After spending most of their distinguished career as a pop-oriented outfit with plenty of network radio exposure but precious few hits until they signed with Capitol in 1951, The Four Knights temporarily veered into more an R&B direction the next year.
Like The Larks, the Knights originally hailed from North Carolina - Charlotte, in their case. Lead tenor Gene Alford, tenor/guitarist John Wallace, baritone Clarence Dixon, and bass Oscar Broadway were a spiritual aggregation, The Southland Jubilee Singers, before they changed their handle to The Four Knights and went secular in 1945. They signed with Decca the next year, later switching to the company's Coral subsidiary, but it wasn't until they switched to Capitol in '51 that the Knights began scoring hits on a somewhat consistent basis.
Howard Biggs and Joe Thomas were A&R men at RCA Victor, though their swinging composition That's The Way It's Gonna Be found its way to the Knights at Capitol, which released the single in August of 1952 with the frantic Say No More on the flip. The single didn't make the same pop splash that their I Love The Sunshine Of Your Smile had the year before - maybe it was too R&B-oriented for their longtime audience, with a booting two-chorus sax solo - but it's one of their most exciting discs.
The shift didn't hold long.

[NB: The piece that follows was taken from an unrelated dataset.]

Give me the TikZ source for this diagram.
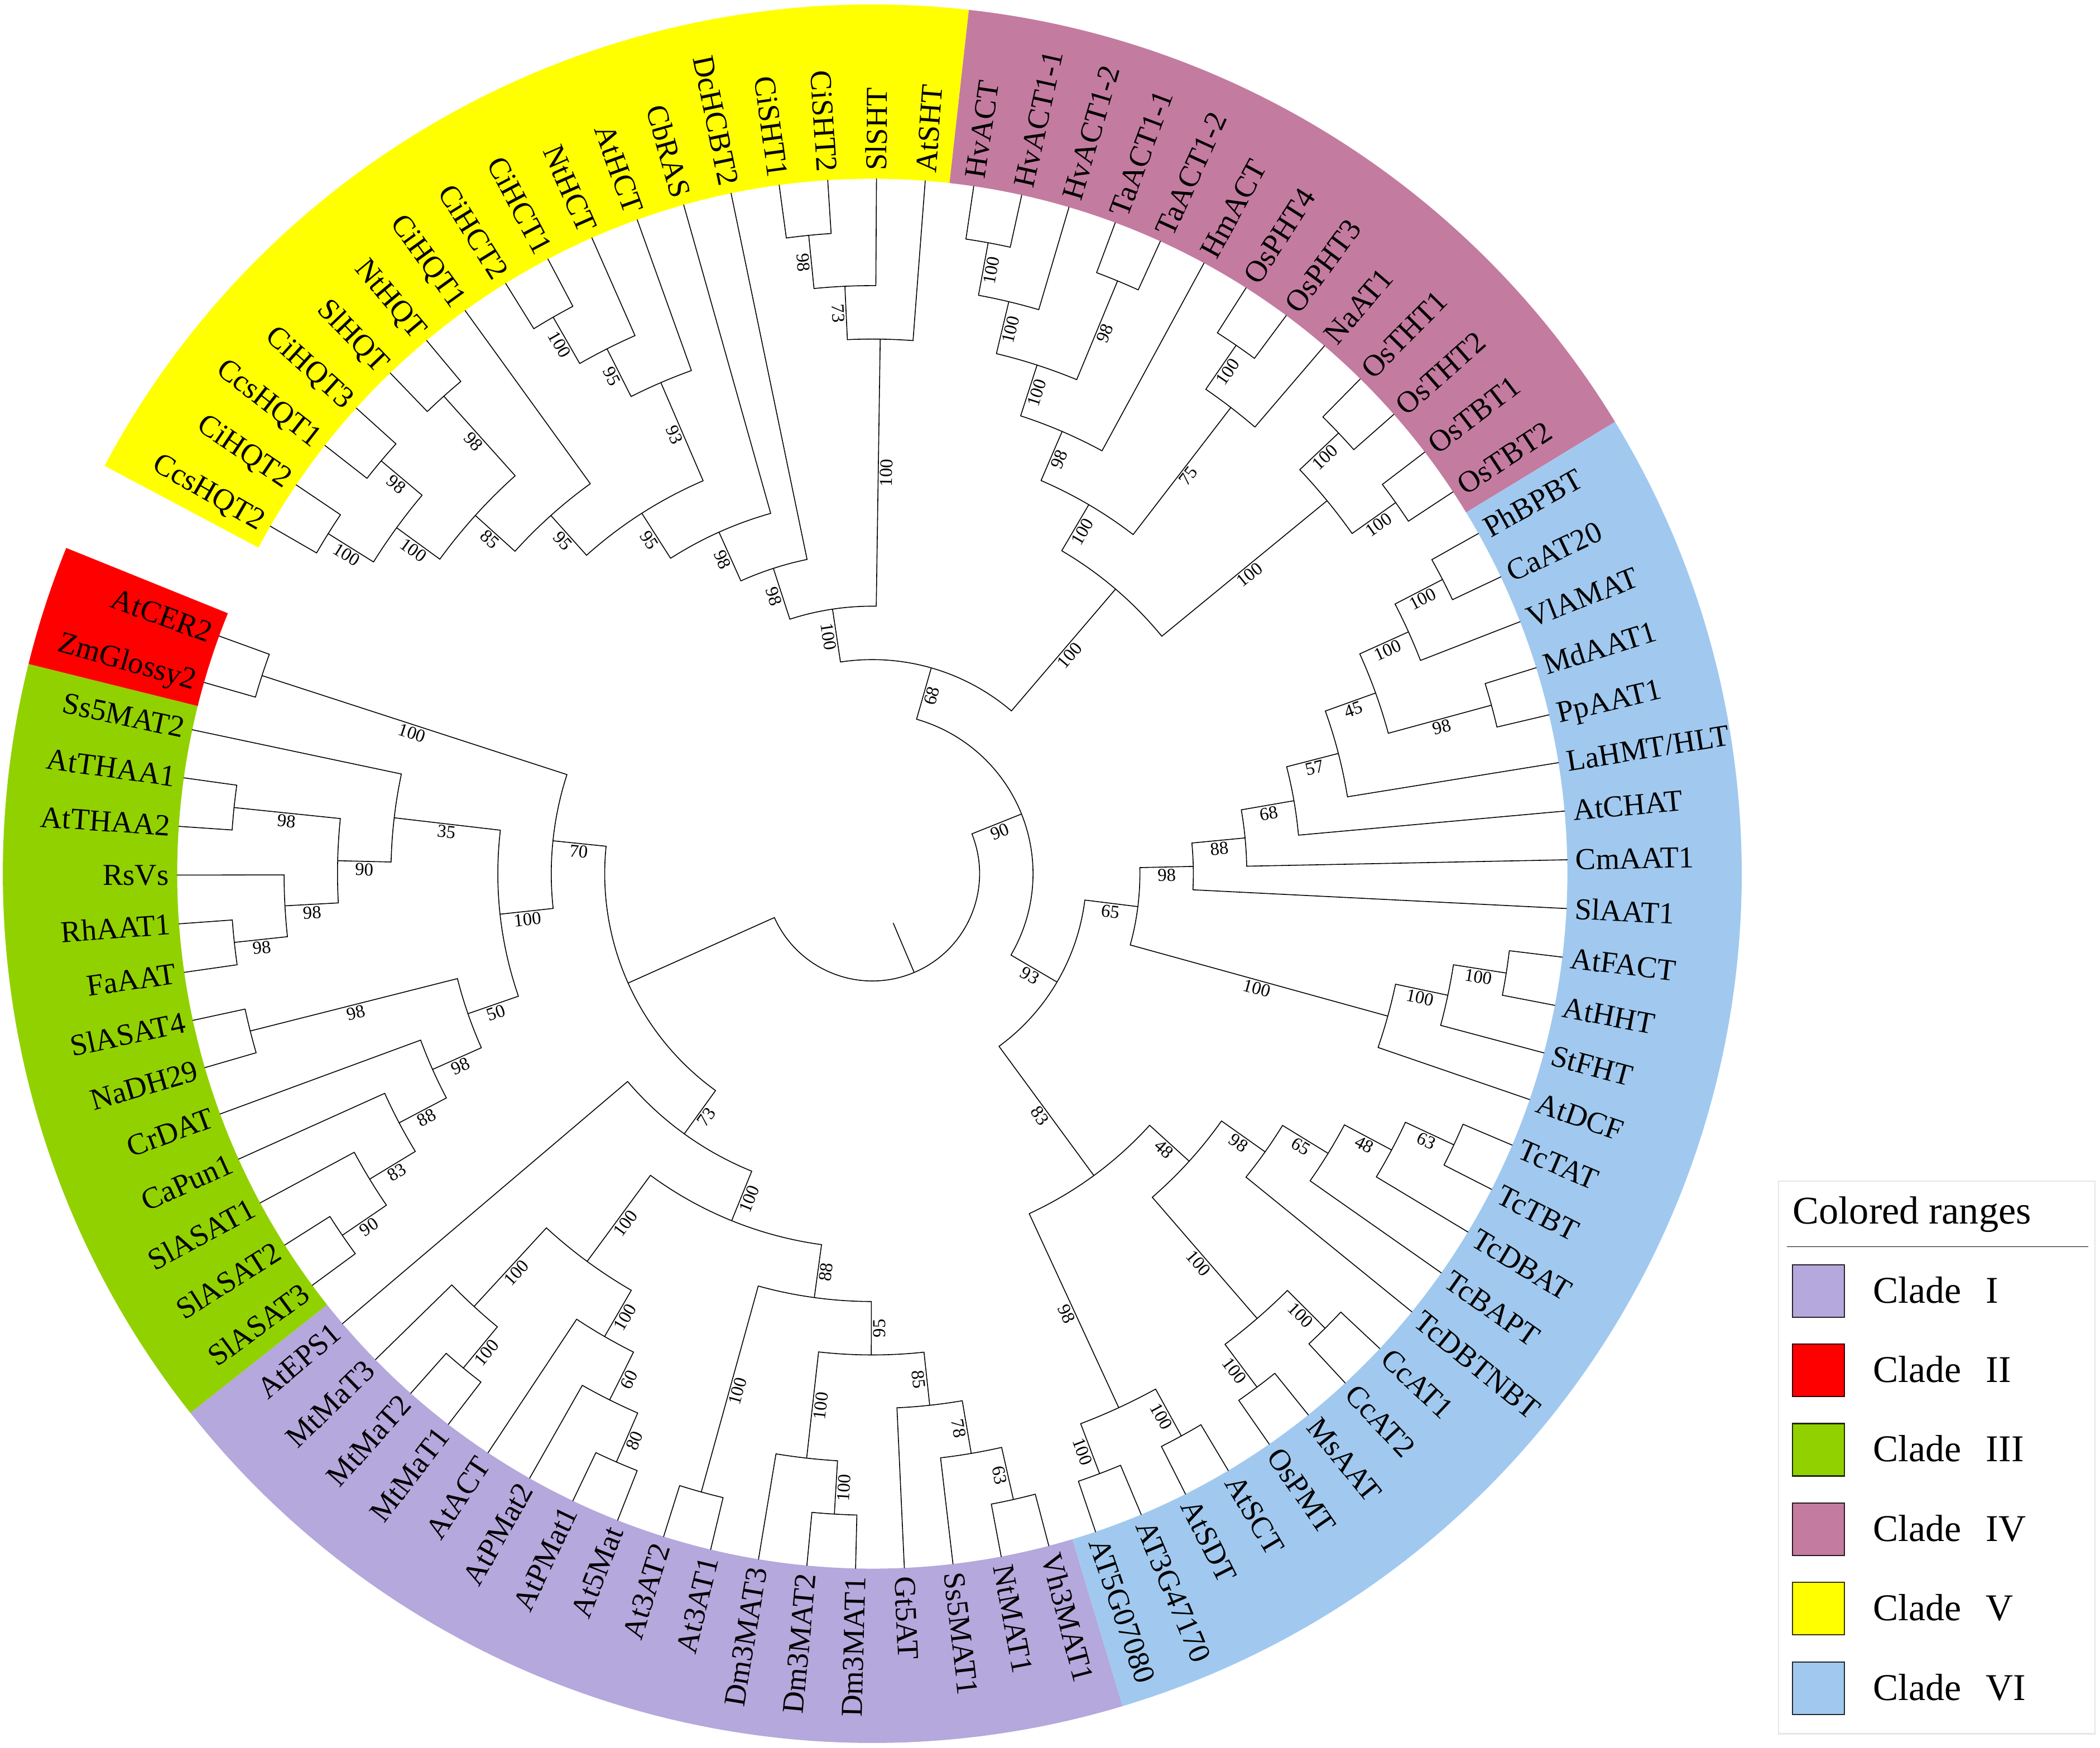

I Get So Lonely (When I Dream About You), the Knights' biggest seller of all in 1954, sailed to #2 in the U.S. and #5 over in Great Britain but returned the Knights to the pop milieu, though it did ride a bouncy, infectious tempo. Alford was permanently sidelined by epilepsy in the mid-'50s, the Knights soldiering on with George Vereen and then Clinton Holland taking his place. They pulled double duty at Capitol for a time, harmonizing with Nat 'King' Cole on the 1956 hit That's All There Is To That and the next year's My Personal Possession as in addition to waxing their own singles. The quartet managed a last pop hit for Coral in 1959, O' Falling Star, making it into the mid-'60s before calling it quits.